*TASK DETAILS*: Repeat the data below exactly, dropping any pictures it holds.

============

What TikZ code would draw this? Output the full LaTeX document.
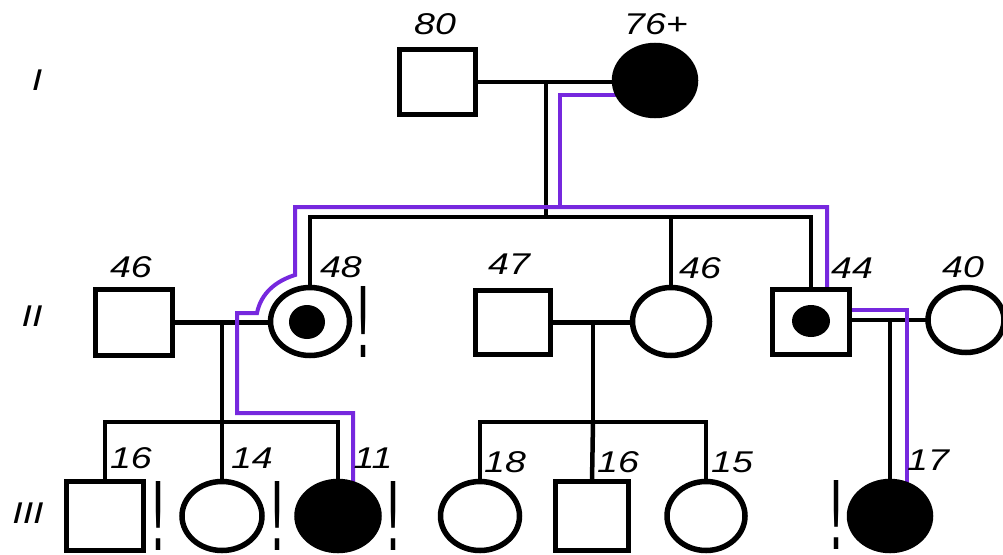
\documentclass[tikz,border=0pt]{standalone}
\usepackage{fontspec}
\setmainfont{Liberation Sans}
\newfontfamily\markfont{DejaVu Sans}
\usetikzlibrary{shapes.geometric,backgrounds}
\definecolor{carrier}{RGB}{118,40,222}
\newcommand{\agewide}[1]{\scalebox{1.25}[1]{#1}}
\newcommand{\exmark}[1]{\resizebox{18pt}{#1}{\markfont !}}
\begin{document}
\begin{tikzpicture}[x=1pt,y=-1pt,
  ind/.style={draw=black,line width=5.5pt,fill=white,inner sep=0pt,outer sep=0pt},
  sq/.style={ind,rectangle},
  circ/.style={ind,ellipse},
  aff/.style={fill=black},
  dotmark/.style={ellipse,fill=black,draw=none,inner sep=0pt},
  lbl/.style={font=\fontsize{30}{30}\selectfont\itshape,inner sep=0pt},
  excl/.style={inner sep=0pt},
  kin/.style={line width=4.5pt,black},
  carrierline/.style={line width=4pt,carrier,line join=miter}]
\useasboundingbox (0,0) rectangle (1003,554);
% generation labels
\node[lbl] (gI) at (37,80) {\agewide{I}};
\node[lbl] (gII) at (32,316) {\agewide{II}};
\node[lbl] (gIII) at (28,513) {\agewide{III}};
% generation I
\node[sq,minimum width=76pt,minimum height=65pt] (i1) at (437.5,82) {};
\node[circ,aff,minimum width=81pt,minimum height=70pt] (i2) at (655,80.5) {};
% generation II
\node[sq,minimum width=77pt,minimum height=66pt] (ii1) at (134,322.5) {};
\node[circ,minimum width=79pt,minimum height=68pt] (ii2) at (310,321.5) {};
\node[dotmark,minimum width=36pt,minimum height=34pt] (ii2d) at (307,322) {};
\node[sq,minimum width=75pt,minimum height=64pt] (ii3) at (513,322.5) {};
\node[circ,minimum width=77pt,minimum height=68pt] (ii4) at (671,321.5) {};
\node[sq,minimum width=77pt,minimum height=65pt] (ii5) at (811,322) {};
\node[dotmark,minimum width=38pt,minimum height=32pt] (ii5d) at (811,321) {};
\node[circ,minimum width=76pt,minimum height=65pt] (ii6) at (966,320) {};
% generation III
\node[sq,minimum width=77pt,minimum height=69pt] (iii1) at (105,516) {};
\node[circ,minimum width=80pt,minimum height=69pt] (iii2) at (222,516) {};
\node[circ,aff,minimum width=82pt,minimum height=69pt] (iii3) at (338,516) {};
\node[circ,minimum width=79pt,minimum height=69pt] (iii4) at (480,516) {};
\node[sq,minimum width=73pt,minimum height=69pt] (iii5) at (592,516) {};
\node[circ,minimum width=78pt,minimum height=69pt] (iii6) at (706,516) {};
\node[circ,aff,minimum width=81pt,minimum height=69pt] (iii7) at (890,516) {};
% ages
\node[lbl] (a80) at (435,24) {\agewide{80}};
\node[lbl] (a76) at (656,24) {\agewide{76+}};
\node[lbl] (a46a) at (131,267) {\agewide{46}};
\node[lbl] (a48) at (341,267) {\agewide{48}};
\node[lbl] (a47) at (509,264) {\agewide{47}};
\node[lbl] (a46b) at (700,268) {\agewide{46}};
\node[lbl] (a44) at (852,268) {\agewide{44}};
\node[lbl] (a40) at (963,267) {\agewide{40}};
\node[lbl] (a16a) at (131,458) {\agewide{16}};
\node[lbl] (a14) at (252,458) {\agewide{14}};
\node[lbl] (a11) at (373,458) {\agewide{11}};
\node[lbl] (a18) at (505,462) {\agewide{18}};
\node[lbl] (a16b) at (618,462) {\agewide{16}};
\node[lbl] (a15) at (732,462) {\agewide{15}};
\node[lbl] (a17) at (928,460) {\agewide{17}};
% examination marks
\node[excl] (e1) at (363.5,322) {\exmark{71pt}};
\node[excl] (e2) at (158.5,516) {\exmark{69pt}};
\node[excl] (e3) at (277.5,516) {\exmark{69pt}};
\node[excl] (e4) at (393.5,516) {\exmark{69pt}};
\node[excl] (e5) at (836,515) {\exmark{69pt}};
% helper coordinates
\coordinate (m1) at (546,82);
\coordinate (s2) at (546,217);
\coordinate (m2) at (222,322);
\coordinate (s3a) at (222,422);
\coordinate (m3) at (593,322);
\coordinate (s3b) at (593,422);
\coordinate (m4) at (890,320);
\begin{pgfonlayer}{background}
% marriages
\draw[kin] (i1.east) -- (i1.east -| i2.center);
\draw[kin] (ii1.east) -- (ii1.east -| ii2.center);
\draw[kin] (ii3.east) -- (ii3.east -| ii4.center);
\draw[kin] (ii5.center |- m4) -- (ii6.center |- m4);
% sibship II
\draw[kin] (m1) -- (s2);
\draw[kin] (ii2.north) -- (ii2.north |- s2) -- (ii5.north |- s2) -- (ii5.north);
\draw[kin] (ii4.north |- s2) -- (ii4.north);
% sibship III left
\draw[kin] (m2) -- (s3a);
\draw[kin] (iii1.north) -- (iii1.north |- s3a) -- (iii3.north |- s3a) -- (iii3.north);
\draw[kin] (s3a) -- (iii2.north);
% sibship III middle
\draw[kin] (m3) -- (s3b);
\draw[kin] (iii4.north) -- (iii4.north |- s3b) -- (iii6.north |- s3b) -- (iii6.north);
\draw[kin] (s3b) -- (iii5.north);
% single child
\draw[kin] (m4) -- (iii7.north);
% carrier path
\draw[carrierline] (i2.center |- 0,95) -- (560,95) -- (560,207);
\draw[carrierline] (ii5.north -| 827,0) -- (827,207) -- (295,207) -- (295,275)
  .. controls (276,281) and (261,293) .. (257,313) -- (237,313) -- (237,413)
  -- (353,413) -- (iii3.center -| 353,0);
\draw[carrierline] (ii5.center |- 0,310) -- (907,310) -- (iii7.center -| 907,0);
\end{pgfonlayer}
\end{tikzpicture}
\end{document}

============

*EXERCISE SOLUTION*:
What TikZ code would draw this? Output the full LaTeX document.
\documentclass[tikz,border=0pt]{standalone}
\usepackage{fontspec}
\setmainfont{Liberation Sans}
\newfontfamily\markfont{DejaVu Sans}
\usetikzlibrary{shapes.geometric,backgrounds}
\definecolor{carrier}{RGB}{118,40,222}
\newcommand{\agewide}[1]{\scalebox{1.25}[1]{#1}}
\newcommand{\exmark}[1]{\resizebox{18pt}{#1}{\markfont !}}
\begin{document}
\begin{tikzpicture}[x=1pt,y=-1pt,
  ind/.style={draw=black,line width=5.5pt,fill=white,inner sep=0pt,outer sep=0pt},
  sq/.style={ind,rectangle},
  circ/.style={ind,ellipse},
  aff/.style={fill=black},
  dotmark/.style={ellipse,fill=black,draw=none,inner sep=0pt},
  lbl/.style={font=\fontsize{30}{30}\selectfont\itshape,inner sep=0pt},
  excl/.style={inner sep=0pt},
  kin/.style={line width=4.5pt,black},
  carrierline/.style={line width=4pt,carrier,line join=miter}]
\useasboundingbox (0,0) rectangle (1003,554);
% generation labels
\node[lbl] (gI) at (37,80) {\agewide{I}};
\node[lbl] (gII) at (32,316) {\agewide{II}};
\node[lbl] (gIII) at (28,513) {\agewide{III}};
% generation I
\node[sq,minimum width=76pt,minimum height=65pt] (i1) at (437.5,82) {};
\node[circ,aff,minimum width=81pt,minimum height=70pt] (i2) at (655,80.5) {};
% generation II
\node[sq,minimum width=77pt,minimum height=66pt] (ii1) at (134,322.5) {};
\node[circ,minimum width=79pt,minimum height=68pt] (ii2) at (310,321.5) {};
\node[dotmark,minimum width=36pt,minimum height=34pt] (ii2d) at (307,322) {};
\node[sq,minimum width=75pt,minimum height=64pt] (ii3) at (513,322.5) {};
\node[circ,minimum width=77pt,minimum height=68pt] (ii4) at (671,321.5) {};
\node[sq,minimum width=77pt,minimum height=65pt] (ii5) at (811,322) {};
\node[dotmark,minimum width=38pt,minimum height=32pt] (ii5d) at (811,321) {};
\node[circ,minimum width=76pt,minimum height=65pt] (ii6) at (966,320) {};
% generation III
\node[sq,minimum width=77pt,minimum height=69pt] (iii1) at (105,516) {};
\node[circ,minimum width=80pt,minimum height=69pt] (iii2) at (222,516) {};
\node[circ,aff,minimum width=82pt,minimum height=69pt] (iii3) at (338,516) {};
\node[circ,minimum width=79pt,minimum height=69pt] (iii4) at (480,516) {};
\node[sq,minimum width=73pt,minimum height=69pt] (iii5) at (592,516) {};
\node[circ,minimum width=78pt,minimum height=69pt] (iii6) at (706,516) {};
\node[circ,aff,minimum width=81pt,minimum height=69pt] (iii7) at (890,516) {};
% ages
\node[lbl] (a80) at (435,24) {\agewide{80}};
\node[lbl] (a76) at (656,24) {\agewide{76+}};
\node[lbl] (a46a) at (131,267) {\agewide{46}};
\node[lbl] (a48) at (341,267) {\agewide{48}};
\node[lbl] (a47) at (509,264) {\agewide{47}};
\node[lbl] (a46b) at (700,268) {\agewide{46}};
\node[lbl] (a44) at (852,268) {\agewide{44}};
\node[lbl] (a40) at (963,267) {\agewide{40}};
\node[lbl] (a16a) at (131,458) {\agewide{16}};
\node[lbl] (a14) at (252,458) {\agewide{14}};
\node[lbl] (a11) at (373,458) {\agewide{11}};
\node[lbl] (a18) at (505,462) {\agewide{18}};
\node[lbl] (a16b) at (618,462) {\agewide{16}};
\node[lbl] (a15) at (732,462) {\agewide{15}};
\node[lbl] (a17) at (928,460) {\agewide{17}};
% examination marks
\node[excl] (e1) at (363.5,322) {\exmark{71pt}};
\node[excl] (e2) at (158.5,516) {\exmark{69pt}};
\node[excl] (e3) at (277.5,516) {\exmark{69pt}};
\node[excl] (e4) at (393.5,516) {\exmark{69pt}};
\node[excl] (e5) at (836,515) {\exmark{69pt}};
% helper coordinates
\coordinate (m1) at (546,82);
\coordinate (s2) at (546,217);
\coordinate (m2) at (222,322);
\coordinate (s3a) at (222,422);
\coordinate (m3) at (593,322);
\coordinate (s3b) at (593,422);
\coordinate (m4) at (890,320);
\begin{pgfonlayer}{background}
% marriages
\draw[kin] (i1.east) -- (i1.east -| i2.center);
\draw[kin] (ii1.east) -- (ii1.east -| ii2.center);
\draw[kin] (ii3.east) -- (ii3.east -| ii4.center);
\draw[kin] (ii5.center |- m4) -- (ii6.center |- m4);
% sibship II
\draw[kin] (m1) -- (s2);
\draw[kin] (ii2.north) -- (ii2.north |- s2) -- (ii5.north |- s2) -- (ii5.north);
\draw[kin] (ii4.north |- s2) -- (ii4.north);
% sibship III left
\draw[kin] (m2) -- (s3a);
\draw[kin] (iii1.north) -- (iii1.north |- s3a) -- (iii3.north |- s3a) -- (iii3.north);
\draw[kin] (s3a) -- (iii2.north);
% sibship III middle
\draw[kin] (m3) -- (s3b);
\draw[kin] (iii4.north) -- (iii4.north |- s3b) -- (iii6.north |- s3b) -- (iii6.north);
\draw[kin] (s3b) -- (iii5.north);
% single child
\draw[kin] (m4) -- (iii7.north);
% carrier path
\draw[carrierline] (i2.center |- 0,95) -- (560,95) -- (560,207);
\draw[carrierline] (ii5.north -| 827,0) -- (827,207) -- (295,207) -- (295,275)
  .. controls (276,281) and (261,293) .. (257,313) -- (237,313) -- (237,413)
  -- (353,413) -- (iii3.center -| 353,0);
\draw[carrierline] (ii5.center |- 0,310) -- (907,310) -- (iii7.center -| 907,0);
\end{pgfonlayer}
\end{tikzpicture}
\end{document}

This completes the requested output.